SET EXERCISE:
Extract only the first line of the listing and every line after it up to and including the one with "const yTickExponents = [0, 1, 2, 3, 4, 5, 6];". Omit the pictures.

GIVEN DATA:
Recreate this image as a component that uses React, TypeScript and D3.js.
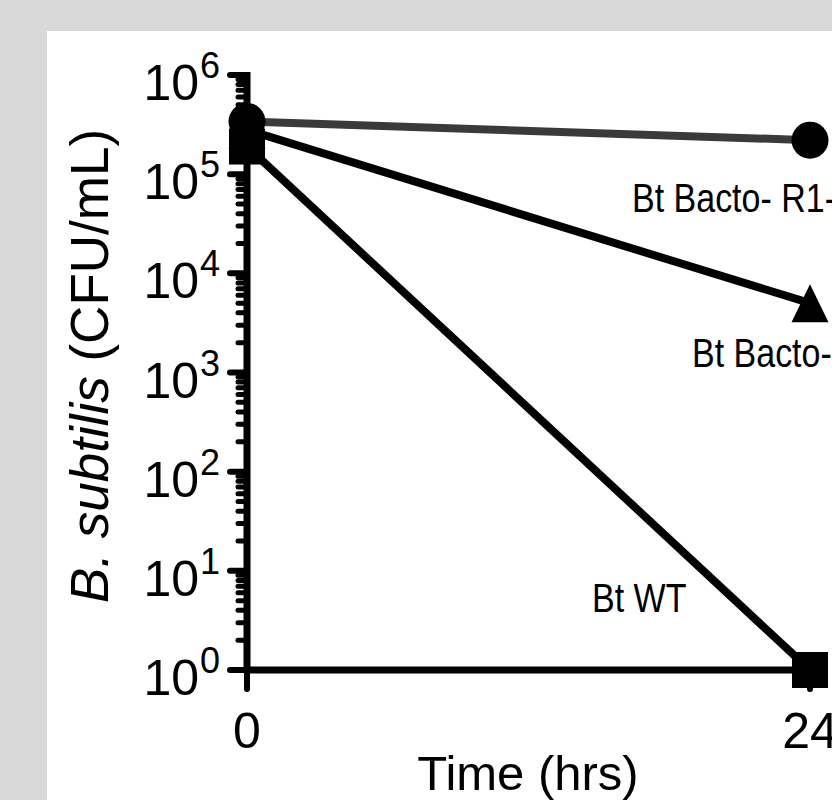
import { useEffect, useRef } from "react";
import * as d3 from "d3";

// ── Data ───────────────────────────────────────────────────────────────────────
const times = [0, 24];
const xTickValues = [0, 24];
const yTickExponents = [0, 1, 2, 3, 4, 5, 6];

const seriesNames = ["Bt Bacto- R1-", "Bt Bacto-", "Bt WT"];
const r1Values = [3.4e5, 2.2e5];
const bactoValues = [2.8e5, 5.0e3];
const wtValues = [1.9e5, 1];

// ── Component ──────────────────────────────────────────────────────────────────
export default function App() {
  const svgRef = useRef<SVGSVGElement>(null);

  useEffect(() => {
    if (!svgRef.current) return;

    const width = 832;
    const height = 800;
    const font = "'Liberation Sans', Arial, sans-serif";

    const x = d3.scaleLinear().domain([0, 24]).range([247, 810]);
    const y = d3.scaleLog().domain([1, 1e6]).range([670, 75]);

    const svg = d3.select(svgRef.current);
    svg.selectAll("*").remove();

    // ── Background panels ────────────────────────────────────────────────────
    svg.append("rect").attr("width", width).attr("height", height).attr("fill", "#d9d9d9");
    svg.append("rect")
      .attr("x", 47)
      .attr("y", 31)
      .attr("width", width - 47)
      .attr("height", height - 31)
      .attr("fill", "#ffffff");

    const g = svg.append("g");

    // ── Y axis (log, with minor ticks) ─────────────────────────────────────────
    const axisX = x(0);
    const minor: number[] = [];
    yTickExponents.slice(0, -1).forEach((k) => {
      for (let m = 2; m <= 9; m++) minor.push(m * Math.pow(10, k));
    });

    g.append("g")
      .selectAll("line")
      .data(minor)
      .enter()
      .append("line")
      .attr("x1", axisX - 9)
      .attr("x2", axisX)
      .attr("y1", (d) => y(d))
      .attr("y2", (d) => y(d))
      .attr("stroke", "#000")
      .attr("stroke-width", 5)
      .attr("stroke-linecap", "round");

    g.append("g")
      .selectAll("line")
      .data(yTickExponents)
      .enter()
      .append("line")
      .attr("x1", axisX - 17)
      .attr("x2", axisX)
      .attr("y1", (d) => y(Math.pow(10, d)))
      .attr("y2", (d) => y(Math.pow(10, d)))
      .attr("stroke", "#000")
      .attr("stroke-width", 6)
      .attr("stroke-linecap", "round");

    g.append("line")
      .attr("x1", axisX)
      .attr("x2", axisX)
      .attr("y1", y(1e6) - 3)
      .attr("y2", y(1))
      .attr("stroke", "#000")
      .attr("stroke-width", 7);

    // tick labels 10^n
    const yLab = g.append("g").attr("font-family", font).attr("fill", "#000");
    yLab.selectAll("text.base")
      .data(yTickExponents)
      .enter()
      .append("text")
      .attr("class", "base")
      .attr("x", 199)
      .attr("y", (d) => y(Math.pow(10, d)) + 25)
      .attr("font-size", 50)
      .attr("text-anchor", "end")
      .text("10");
    yLab.selectAll("text.exp")
      .data(yTickExponents)
      .enter()
      .append("text")
      .attr("class", "exp")
      .attr("x", 200)
      .attr("y", (d) => y(Math.pow(10, d)) + 3)
      .attr("font-size", 36)
      .text((d) => String(d));

    // Y label
    const yTitle = g.append("text")
      .attr("transform", "translate(108,366) rotate(-90)")
      .attr("text-anchor", "middle")
      .attr("font-family", font)
      .attr("font-size", 53)
      .attr("fill", "#000");
    yTitle.append("tspan").attr("font-style", "italic").text("B. subtilis");
    yTitle.append("tspan").text(" (CFU/mL)");

    // ── X axis ─────────────────────────────────────────────────────────────────
    g.append("line")
      .attr("x1", x(0))
      .attr("x2", x(24))
      .attr("y1", y(1))
      .attr("y2", y(1))
      .attr("stroke", "#000")
      .attr("stroke-width", 7);

    g.append("g")
      .selectAll("line")
      .data(xTickValues)
      .enter()
      .append("line")
      .attr("x1", (d) => x(d))
      .attr("x2", (d) => x(d))
      .attr("y1", y(1))
      .attr("y2", y(1) + 19)
      .attr("stroke", "#000")
      .attr("stroke-width", 6)
      .attr("stroke-linecap", "round");

    g.append("g")
      .selectAll("text")
      .data(xTickValues)
      .enter()
      .append("text")
      .attr("x", (d) => x(d))
      .attr("y", 748)
      .attr("text-anchor", "middle")
      .attr("font-family", font)
      .attr("font-size", 50)
      .text((d) => String(d));

    g.append("text")
      .attr("x", 528)
      .attr("y", 790)
      .attr("text-anchor", "middle")
      .attr("font-family", font)
      .attr("font-size", 49)
      .text("Time (hrs)");

    // ── Series lines ───────────────────────────────────────────────────────────
    const line = d3
      .line<number>()
      .x((_, i) => x(times[i]))
      .y((d) => y(d));

    g.append("path").attr("d", line(r1Values)).attr("fill", "none")
      .attr("stroke", "#3a3a3a").attr("stroke-width", 8);
    g.append("path").attr("d", line(bactoValues)).attr("fill", "none")
      .attr("stroke", "#000").attr("stroke-width", 8);
    g.append("path").attr("d", line(wtValues)).attr("fill", "none")
      .attr("stroke", "#000").attr("stroke-width", 8);

    // ── Markers ────────────────────────────────────────────────────────────────
    g.selectAll("path.tri")
      .data(bactoValues)
      .enter()
      .append("path")
      .attr("class", "tri")
      .attr("transform", (d, i) => `translate(${x(times[i])},${y(d)})`)
      .attr("d", "M0,-19L18.5,19L-18.5,19Z")
      .attr("fill", "#000");

    g.selectAll("rect.sq")
      .data(wtValues)
      .enter()
      .append("rect")
      .attr("class", "sq")
      .attr("x", (_, i) => x(times[i]) - 18)
      .attr("y", (d) => y(d) - 18)
      .attr("width", 36)
      .attr("height", 36)
      .attr("fill", "#000");

    g.selectAll("circle.dot")
      .data(r1Values)
      .enter()
      .append("circle")
      .attr("class", "dot")
      .attr("cx", (_, i) => x(times[i]))
      .attr("cy", (d) => y(d))
      .attr("r", 18.5)
      .attr("fill", "#000");

    // ── Series labels (next to last point) ─────────────────────────────────────
    const last = times.length - 1;
    const labelSpots = [
      { v: r1Values[last], dx: -178, dy: 72 },
      { v: bactoValues[last], dx: -118, dy: 64 },
      { v: wtValues[last], dx: -218, dy: -58 },
    ];
    labelSpots.forEach((s, i) => {
      g.append("text")
        .attr(
          "transform",
          `translate(${x(times[last]) + s.dx},${y(s.v) + s.dy}) scale(0.85,1)`
        )
        .attr("font-family", font)
        .attr("font-size", 40)
        .attr("fill", "#000")
        .text(seriesNames[i]);
    });
  }, []);

  return (
    <div style={{ position: "absolute", left: 0, top: 0 }}>
      <svg ref={svgRef} width={832} height={800} viewBox="0 0 832 800" style={{ display: "block" }} />
    </div>
  );
}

ANSWER IN FULL:
Recreate this image as a component that uses React, TypeScript and D3.js.
import { useEffect, useRef } from "react";
import * as d3 from "d3";

// ── Data ───────────────────────────────────────────────────────────────────────
const times = [0, 24];
const xTickValues = [0, 24];
const yTickExponents = [0, 1, 2, 3, 4, 5, 6];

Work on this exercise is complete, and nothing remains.